I suspect it will depend on how your expectations were shaped by the original. If you venture this way anticipating something comparably wild, you will be disappointed. (The nudity is the first thing tossed out the door.) You will be happier if you're just hunting functional meat-and-potatoes fodder, something to stick on of an evening because it's at the top of the menu and you can't be arsed scrolling: it's Road House as gastropub, a film in which there are jokes about calling your road house 'The Road House' and houseboat 'The Boat'. (This latter is where Dalton sporadically retreats to have visions of where his erstwhile career went awry - or "fucking boat dreams", as he labels them.) The highest praise one can bestow upon this Road House is that it never remotely looks like a film intended to go straight-to-streaming. (For that call, we have Amazon boss Jeff Bezos to, erm, thank.) As recently as 2017's American Made, director Doug Liman demonstrated he knows how to fill a frame with interesting spaces and faces. Here, in a notably more expansive take on Dalton lore, he offers Joel Silver-bought yachts and boats cruising over crystalline blue waters, because this is apparently now Road House on the high seas; and more of that intensely close-up, hand-to-hand physical combat that was a feature of Liman's The Bourne Identity, only now with POV camera flourishes, computer-enhanced editing trickery and a ZZ Top tribute band twanging their guitars in the background. Again, it's all been conspicuously cleaned up and watered down: the film remains discreet in its gore, even when one goon is set upon by a crocodile, and it feels heavily ironic - given the film's status as An Amazon Studios Production - that Dalton should now split his time evenly between the road house and protecting a local family-run bookstore, perhaps motivated by an early script reference to Ernest Hemingway. ('The Road House' is just spacious enough to conceal one of those Prime click-and-collect lockers in the back.)

Yet at its best, when it's really pumped and going for it, Liman's Road House reminded me of those preposterously entertaining, much-rewritten studio blockbusters initiated by the likes of Silver and Jerry Bruckheimer back in the 1990s. More so than the often haphazard original, this one knows exactly what it's peddling, and the sense of humour with which it does so suggests at least a handful of the gathered creatives understood what made those earlier movies such fun to watch. Gyllenhaal's goofier, gabbier Dalton sidles casually into conversation with his adversaries: these include a goon who admits he only got into thuggery because he really liked motorbikes and wanted to be in a gang, Joaquin de Almeida as a corrupt sheriff who insists on being called Big Dick, the amusingly wormy Billy Magnusson in what was once the Ben Gazzara role, and your actual Conor McGregor as the latter's wholly understandable weapon of choice.
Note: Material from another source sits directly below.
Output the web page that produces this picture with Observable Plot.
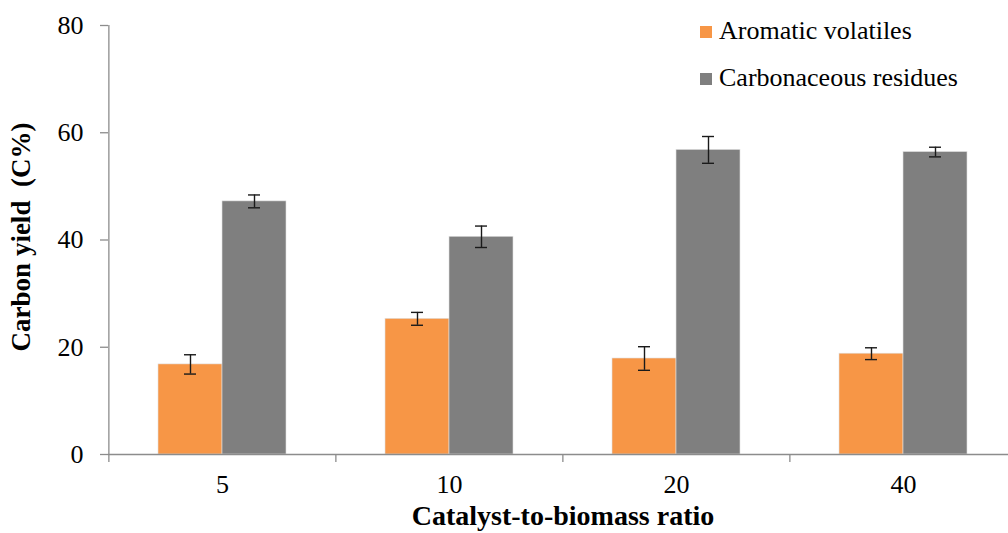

McGregor is handed an introduction any Bollywood hero or villain would kill for - if they had the balls to try - before somehow cornering Dalton within the confines of a motorised dinghy. "Lookie here, our own little Octagon," the brute sneers, cracking his knuckles. "Who taught you shapes?," is Dalton's response. There may not be a funnier exchange in either Road House, nor in any movie released this side of Con Air; the surprise is finding something so precisely, nay, so exquisitely worded tucked away in a movie that is otherwise so big and dumb. (Maybe all that time in the bookstore paid off.) Elsewhere, corporate lassitude holds sway. If the earlier film gave us a dive bar, this is plainly more of a hangout spot, inviting local covers and blues bands and actors of varying calibres to a sunkissed beach so as to let the alcohol flow and the notional good times roll. (Two drink maximum, as per the HR memo.) The '89 Road House, also conveniently streamable on Prime Video, remains a night that keeps threatening to get entirely out of hand. Liman's film is more like witnessing a starrily appointed, scrupulously surveilled launch party for a new line of flavoured vodkas. There is a certain fascination and enjoyment involved - and it's obviously easier to gawp when the event is being pumped directly into your living room. Yet with a simplicity not untypical of the general Road House experience, it may finally all boil down to this: whatever else he is, Lukas Gage is no Sam Elliott.

Road House is now streaming via Prime Video.